* **Problem details**: From the records below, please print only the lines from the one containing "Rebuild this chart" through the one containing "const poly = pts", both included. Skip the pictures.
---------- Material for this exercise
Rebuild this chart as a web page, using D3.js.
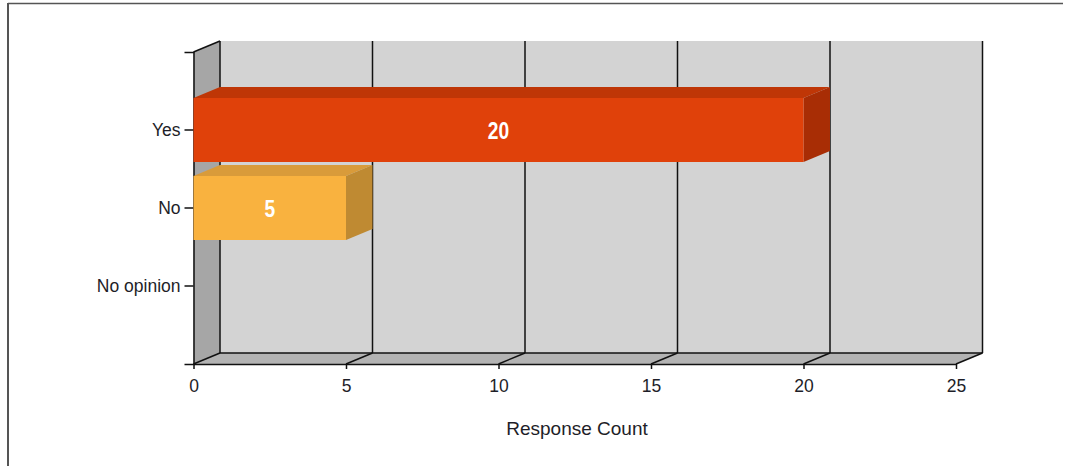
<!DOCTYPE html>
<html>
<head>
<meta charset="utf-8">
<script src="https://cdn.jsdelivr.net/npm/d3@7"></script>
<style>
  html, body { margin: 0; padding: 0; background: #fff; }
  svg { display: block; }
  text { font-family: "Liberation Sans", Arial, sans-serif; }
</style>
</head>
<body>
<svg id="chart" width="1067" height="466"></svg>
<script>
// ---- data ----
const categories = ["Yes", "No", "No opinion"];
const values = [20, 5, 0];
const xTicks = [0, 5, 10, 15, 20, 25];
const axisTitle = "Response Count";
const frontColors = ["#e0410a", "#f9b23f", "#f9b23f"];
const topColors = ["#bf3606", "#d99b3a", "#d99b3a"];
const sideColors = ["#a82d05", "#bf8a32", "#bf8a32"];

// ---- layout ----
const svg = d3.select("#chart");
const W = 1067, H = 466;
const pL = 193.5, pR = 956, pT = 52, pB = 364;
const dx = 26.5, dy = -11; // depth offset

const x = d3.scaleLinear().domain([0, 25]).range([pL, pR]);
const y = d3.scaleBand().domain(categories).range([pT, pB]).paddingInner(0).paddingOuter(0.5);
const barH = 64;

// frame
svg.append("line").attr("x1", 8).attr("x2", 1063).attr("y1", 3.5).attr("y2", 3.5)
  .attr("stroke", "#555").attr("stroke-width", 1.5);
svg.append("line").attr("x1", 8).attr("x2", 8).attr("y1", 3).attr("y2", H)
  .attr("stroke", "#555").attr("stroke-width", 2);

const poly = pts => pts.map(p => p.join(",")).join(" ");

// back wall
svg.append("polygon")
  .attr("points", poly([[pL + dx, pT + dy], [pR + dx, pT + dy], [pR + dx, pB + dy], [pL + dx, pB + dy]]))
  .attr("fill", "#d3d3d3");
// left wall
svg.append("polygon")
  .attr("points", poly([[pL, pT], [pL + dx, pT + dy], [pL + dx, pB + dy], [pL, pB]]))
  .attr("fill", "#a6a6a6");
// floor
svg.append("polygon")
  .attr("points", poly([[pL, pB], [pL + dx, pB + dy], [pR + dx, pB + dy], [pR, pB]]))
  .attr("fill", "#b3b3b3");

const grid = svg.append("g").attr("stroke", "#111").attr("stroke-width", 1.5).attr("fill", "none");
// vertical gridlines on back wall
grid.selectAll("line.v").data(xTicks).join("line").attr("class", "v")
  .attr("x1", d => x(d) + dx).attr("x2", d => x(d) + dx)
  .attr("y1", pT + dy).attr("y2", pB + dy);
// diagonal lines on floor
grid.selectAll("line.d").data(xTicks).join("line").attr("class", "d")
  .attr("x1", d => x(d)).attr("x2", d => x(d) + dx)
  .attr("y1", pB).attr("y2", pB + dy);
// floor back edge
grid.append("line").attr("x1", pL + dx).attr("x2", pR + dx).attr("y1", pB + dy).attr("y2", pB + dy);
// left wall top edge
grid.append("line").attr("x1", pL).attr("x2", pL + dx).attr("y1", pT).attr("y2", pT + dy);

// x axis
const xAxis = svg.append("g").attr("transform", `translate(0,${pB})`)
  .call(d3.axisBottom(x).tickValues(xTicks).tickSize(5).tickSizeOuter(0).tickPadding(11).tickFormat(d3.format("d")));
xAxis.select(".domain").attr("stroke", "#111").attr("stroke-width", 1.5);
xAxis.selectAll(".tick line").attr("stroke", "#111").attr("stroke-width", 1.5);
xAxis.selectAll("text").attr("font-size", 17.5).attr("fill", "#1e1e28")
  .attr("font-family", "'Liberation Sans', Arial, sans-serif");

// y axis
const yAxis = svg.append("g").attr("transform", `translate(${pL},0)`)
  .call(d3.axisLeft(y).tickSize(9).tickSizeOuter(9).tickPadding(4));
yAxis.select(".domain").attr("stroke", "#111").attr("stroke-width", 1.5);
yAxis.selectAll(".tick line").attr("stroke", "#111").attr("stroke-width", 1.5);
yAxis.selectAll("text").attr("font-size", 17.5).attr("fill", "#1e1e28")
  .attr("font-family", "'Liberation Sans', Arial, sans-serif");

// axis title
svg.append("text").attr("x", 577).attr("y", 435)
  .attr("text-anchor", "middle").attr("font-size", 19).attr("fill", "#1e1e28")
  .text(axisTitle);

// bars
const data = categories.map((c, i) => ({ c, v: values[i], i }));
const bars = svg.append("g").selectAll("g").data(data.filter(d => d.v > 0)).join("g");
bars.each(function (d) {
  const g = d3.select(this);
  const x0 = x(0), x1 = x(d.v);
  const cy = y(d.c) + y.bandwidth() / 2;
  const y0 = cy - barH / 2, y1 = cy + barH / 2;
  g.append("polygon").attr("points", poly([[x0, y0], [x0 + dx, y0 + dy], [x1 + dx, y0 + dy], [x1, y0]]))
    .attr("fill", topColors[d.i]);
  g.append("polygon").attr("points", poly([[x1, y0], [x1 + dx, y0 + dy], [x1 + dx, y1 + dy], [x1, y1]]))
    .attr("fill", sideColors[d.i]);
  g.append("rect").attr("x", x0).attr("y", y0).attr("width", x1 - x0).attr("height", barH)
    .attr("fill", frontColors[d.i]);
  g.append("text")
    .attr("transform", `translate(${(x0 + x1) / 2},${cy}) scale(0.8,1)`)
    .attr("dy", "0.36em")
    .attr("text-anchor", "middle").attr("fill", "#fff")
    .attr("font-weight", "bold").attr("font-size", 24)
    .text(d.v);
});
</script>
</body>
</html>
--------------------
---------- Material for this exercise
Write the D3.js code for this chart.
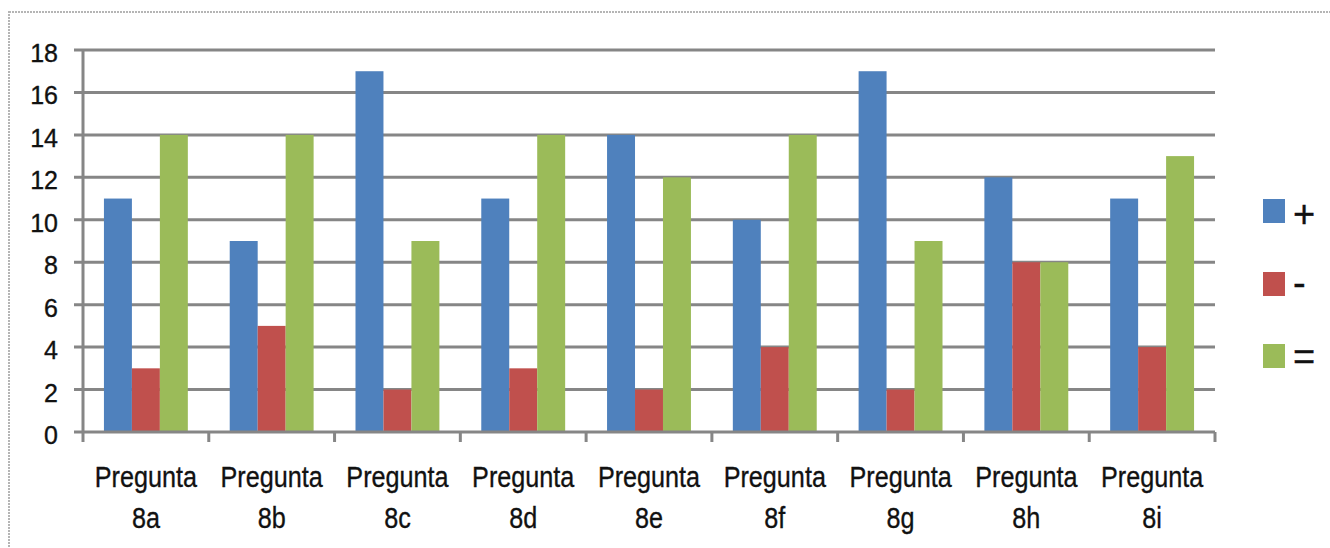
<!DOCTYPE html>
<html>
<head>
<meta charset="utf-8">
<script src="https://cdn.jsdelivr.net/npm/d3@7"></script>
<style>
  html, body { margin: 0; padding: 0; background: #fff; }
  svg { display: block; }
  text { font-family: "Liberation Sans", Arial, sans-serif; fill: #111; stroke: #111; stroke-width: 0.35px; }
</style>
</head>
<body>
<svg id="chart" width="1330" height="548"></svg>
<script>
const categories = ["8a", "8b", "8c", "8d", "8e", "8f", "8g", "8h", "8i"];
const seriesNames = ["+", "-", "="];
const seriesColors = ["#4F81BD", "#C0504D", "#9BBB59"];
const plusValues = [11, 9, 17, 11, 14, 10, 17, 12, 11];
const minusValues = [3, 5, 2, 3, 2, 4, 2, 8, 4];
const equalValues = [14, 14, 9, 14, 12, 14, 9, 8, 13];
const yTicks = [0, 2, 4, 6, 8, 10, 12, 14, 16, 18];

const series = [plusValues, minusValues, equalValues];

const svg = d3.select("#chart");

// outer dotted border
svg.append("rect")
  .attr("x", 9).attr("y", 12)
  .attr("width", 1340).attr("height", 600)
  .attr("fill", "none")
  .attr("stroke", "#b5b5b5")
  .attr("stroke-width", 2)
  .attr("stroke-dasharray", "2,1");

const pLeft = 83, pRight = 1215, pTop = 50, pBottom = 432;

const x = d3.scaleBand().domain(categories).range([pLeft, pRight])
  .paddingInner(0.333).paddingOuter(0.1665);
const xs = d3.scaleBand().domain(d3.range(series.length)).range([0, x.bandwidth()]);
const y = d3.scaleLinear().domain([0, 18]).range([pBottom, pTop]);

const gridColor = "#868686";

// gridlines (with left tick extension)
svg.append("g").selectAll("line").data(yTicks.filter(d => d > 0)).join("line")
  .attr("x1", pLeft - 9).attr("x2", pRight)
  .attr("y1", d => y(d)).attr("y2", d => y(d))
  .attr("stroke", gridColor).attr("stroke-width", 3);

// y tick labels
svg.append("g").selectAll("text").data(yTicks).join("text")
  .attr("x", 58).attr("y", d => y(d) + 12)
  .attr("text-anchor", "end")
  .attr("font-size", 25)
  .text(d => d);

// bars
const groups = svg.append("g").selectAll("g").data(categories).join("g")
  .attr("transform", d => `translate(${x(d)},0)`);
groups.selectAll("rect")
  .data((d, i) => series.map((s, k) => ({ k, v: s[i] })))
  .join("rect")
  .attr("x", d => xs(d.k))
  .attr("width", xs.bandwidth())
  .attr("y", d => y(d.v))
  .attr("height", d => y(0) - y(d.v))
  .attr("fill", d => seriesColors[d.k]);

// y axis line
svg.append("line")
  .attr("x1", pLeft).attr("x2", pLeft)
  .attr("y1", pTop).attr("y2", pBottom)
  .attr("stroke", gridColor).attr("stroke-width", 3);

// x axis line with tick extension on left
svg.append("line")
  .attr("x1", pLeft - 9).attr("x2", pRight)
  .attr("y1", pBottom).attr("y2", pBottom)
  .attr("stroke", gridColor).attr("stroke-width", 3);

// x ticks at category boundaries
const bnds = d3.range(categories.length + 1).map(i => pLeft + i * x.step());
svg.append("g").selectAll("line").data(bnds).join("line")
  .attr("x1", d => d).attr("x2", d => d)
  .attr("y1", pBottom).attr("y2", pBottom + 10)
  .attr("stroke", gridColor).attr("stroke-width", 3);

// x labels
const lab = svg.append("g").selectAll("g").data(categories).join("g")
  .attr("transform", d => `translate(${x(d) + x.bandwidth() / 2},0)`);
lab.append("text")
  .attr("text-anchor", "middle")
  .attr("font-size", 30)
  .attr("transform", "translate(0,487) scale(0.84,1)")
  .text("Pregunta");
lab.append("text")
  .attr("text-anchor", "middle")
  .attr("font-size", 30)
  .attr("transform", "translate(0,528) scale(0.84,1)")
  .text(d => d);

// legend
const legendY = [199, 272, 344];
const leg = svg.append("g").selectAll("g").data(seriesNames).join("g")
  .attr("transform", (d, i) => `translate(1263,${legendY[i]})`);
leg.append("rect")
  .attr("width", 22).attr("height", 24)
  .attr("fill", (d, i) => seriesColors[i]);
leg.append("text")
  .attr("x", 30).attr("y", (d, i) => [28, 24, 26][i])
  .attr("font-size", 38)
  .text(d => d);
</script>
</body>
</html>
--------------------
---------- Material for this exercise
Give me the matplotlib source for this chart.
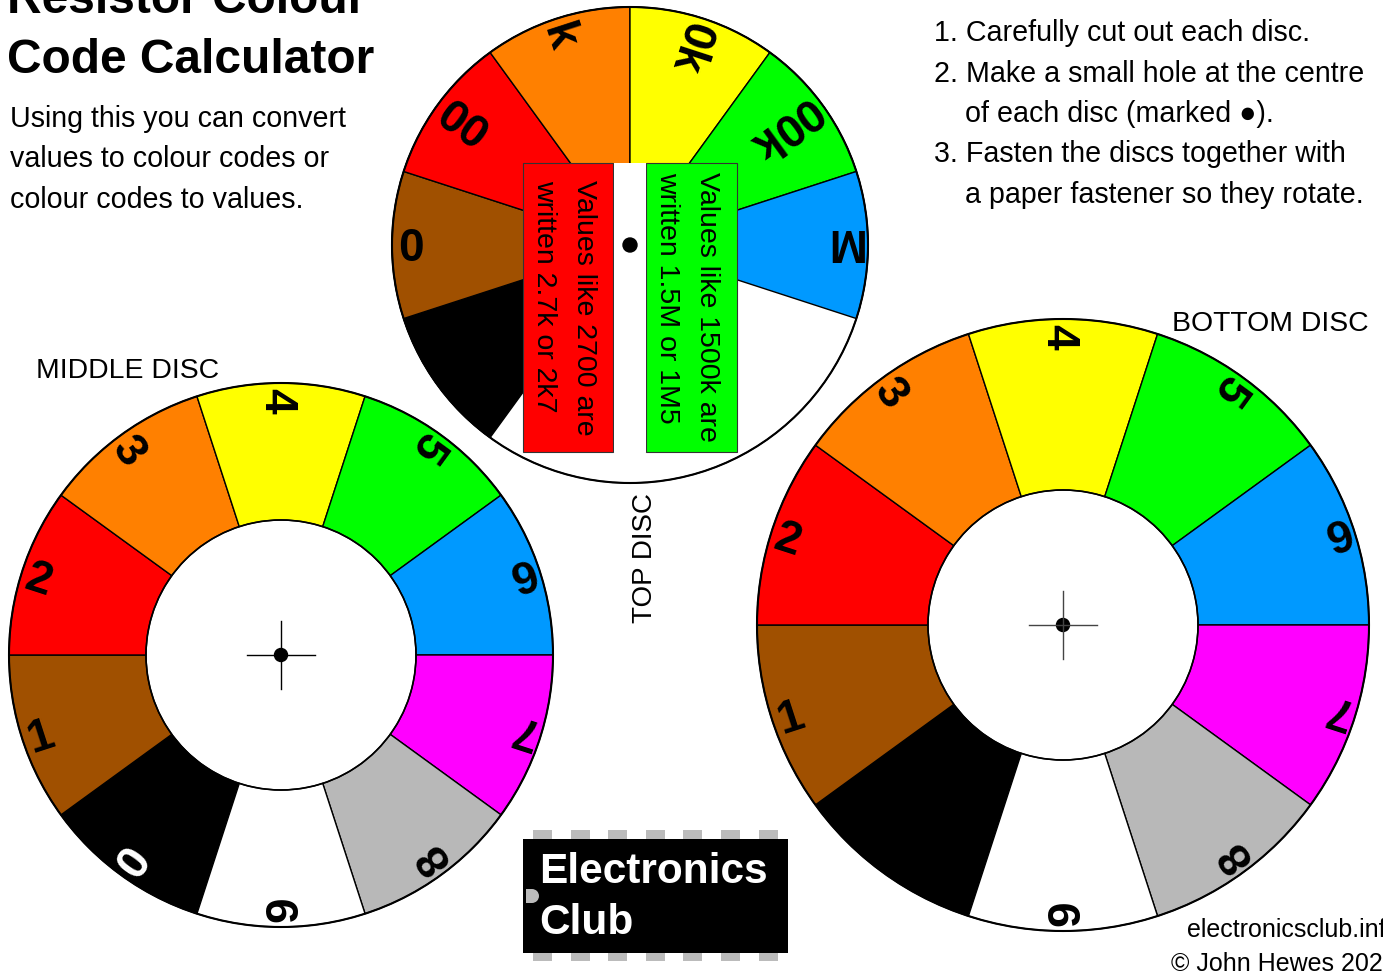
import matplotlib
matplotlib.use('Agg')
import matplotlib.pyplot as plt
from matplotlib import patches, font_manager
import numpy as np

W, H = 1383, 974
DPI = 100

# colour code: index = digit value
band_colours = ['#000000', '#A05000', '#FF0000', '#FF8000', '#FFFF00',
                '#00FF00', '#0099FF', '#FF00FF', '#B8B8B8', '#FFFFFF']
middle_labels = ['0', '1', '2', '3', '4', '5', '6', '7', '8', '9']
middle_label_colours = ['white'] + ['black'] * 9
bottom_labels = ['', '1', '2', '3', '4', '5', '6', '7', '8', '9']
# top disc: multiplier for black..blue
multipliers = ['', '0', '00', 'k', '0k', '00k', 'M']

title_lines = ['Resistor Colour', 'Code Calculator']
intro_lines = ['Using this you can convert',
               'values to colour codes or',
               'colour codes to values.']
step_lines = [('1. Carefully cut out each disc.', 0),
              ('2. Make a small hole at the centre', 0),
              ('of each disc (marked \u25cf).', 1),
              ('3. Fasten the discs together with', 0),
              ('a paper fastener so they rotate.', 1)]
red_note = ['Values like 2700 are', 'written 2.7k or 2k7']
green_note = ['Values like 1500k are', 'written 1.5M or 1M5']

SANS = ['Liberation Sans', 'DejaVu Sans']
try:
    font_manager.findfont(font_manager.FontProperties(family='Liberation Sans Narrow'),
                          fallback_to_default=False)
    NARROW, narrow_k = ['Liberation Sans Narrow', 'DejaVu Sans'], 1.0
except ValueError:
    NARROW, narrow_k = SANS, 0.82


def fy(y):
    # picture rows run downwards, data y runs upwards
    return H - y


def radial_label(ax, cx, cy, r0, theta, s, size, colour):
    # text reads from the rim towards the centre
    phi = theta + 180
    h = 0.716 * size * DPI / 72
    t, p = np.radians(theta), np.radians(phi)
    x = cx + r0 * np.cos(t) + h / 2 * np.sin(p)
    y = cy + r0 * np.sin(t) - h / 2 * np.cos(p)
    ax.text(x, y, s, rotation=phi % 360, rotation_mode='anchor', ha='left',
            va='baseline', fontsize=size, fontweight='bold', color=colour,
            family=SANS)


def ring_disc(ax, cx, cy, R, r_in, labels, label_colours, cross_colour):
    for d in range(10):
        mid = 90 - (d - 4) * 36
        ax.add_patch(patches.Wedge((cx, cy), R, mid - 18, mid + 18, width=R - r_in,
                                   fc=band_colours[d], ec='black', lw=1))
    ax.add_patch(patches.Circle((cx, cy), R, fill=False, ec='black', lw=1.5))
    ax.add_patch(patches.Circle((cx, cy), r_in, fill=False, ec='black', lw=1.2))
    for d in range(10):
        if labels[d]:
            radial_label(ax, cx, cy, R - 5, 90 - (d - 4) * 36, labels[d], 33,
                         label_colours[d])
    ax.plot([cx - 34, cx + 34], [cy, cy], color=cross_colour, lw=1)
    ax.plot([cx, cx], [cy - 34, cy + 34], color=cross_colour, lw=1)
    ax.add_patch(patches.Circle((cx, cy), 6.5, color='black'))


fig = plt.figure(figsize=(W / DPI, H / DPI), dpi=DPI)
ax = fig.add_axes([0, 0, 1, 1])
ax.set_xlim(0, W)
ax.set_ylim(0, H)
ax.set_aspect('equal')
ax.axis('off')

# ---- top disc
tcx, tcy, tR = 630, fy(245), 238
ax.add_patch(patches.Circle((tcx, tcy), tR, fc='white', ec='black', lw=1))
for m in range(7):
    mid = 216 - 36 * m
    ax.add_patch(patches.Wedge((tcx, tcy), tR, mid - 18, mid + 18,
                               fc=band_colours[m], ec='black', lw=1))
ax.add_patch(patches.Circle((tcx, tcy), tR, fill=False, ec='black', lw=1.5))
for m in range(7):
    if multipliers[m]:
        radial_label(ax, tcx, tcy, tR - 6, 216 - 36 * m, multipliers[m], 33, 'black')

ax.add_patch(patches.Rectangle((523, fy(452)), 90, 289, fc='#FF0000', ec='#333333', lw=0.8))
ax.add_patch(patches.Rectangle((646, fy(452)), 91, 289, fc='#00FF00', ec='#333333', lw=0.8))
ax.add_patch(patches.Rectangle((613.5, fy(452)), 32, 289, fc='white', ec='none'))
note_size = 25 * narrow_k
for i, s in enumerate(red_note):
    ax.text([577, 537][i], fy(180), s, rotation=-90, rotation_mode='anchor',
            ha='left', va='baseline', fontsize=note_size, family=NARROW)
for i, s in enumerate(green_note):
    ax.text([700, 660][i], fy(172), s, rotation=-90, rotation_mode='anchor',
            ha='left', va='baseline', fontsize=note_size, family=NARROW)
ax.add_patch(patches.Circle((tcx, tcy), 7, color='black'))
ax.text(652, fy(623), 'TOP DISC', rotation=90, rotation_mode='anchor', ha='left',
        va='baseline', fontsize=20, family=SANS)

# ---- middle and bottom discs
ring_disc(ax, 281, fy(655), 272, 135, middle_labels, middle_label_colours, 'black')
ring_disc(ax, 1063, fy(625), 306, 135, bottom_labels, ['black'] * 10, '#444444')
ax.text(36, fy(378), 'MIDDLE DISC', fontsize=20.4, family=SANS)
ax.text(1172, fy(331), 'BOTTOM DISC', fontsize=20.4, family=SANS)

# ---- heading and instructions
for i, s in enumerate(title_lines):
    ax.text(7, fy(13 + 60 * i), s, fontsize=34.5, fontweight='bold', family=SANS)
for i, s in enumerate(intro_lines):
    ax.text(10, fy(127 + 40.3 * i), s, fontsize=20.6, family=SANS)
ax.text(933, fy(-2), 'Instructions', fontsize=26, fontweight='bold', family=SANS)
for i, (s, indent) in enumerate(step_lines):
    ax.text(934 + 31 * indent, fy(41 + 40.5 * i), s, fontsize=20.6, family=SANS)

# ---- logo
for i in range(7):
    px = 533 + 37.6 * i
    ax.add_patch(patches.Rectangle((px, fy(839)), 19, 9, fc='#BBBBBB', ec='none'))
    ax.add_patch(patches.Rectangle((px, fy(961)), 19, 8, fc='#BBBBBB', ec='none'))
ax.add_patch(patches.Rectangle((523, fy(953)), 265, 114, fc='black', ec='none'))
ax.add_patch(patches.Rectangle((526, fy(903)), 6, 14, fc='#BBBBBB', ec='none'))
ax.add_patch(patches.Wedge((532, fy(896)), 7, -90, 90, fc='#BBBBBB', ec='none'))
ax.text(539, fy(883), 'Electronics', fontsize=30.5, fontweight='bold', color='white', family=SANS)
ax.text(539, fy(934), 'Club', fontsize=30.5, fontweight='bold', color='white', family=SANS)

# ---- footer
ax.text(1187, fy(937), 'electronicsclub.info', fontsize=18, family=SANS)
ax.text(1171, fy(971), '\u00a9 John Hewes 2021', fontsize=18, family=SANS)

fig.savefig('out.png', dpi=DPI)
--------------------
* **Expected output**:
Rebuild this chart as a web page, using D3.js.
<!DOCTYPE html>
<html>
<head>
<meta charset="utf-8">
<script src="https://cdn.jsdelivr.net/npm/d3@7"></script>
<style>
  html, body { margin: 0; padding: 0; background: #fff; }
  svg { display: block; }
  text { font-family: "Liberation Sans", Arial, sans-serif; }
</style>
</head>
<body>
<svg id="chart" width="1067" height="466"></svg>
<script>
// ---- data ----
const categories = ["Yes", "No", "No opinion"];
const values = [20, 5, 0];
const xTicks = [0, 5, 10, 15, 20, 25];
const axisTitle = "Response Count";
const frontColors = ["#e0410a", "#f9b23f", "#f9b23f"];
const topColors = ["#bf3606", "#d99b3a", "#d99b3a"];
const sideColors = ["#a82d05", "#bf8a32", "#bf8a32"];

// ---- layout ----
const svg = d3.select("#chart");
const W = 1067, H = 466;
const pL = 193.5, pR = 956, pT = 52, pB = 364;
const dx = 26.5, dy = -11; // depth offset

const x = d3.scaleLinear().domain([0, 25]).range([pL, pR]);
const y = d3.scaleBand().domain(categories).range([pT, pB]).paddingInner(0).paddingOuter(0.5);
const barH = 64;

// frame
svg.append("line").attr("x1", 8).attr("x2", 1063).attr("y1", 3.5).attr("y2", 3.5)
  .attr("stroke", "#555").attr("stroke-width", 1.5);
svg.append("line").attr("x1", 8).attr("x2", 8).attr("y1", 3).attr("y2", H)
  .attr("stroke", "#555").attr("stroke-width", 2);

const poly = pts => pts.map(p => p.join(",")).join(" ");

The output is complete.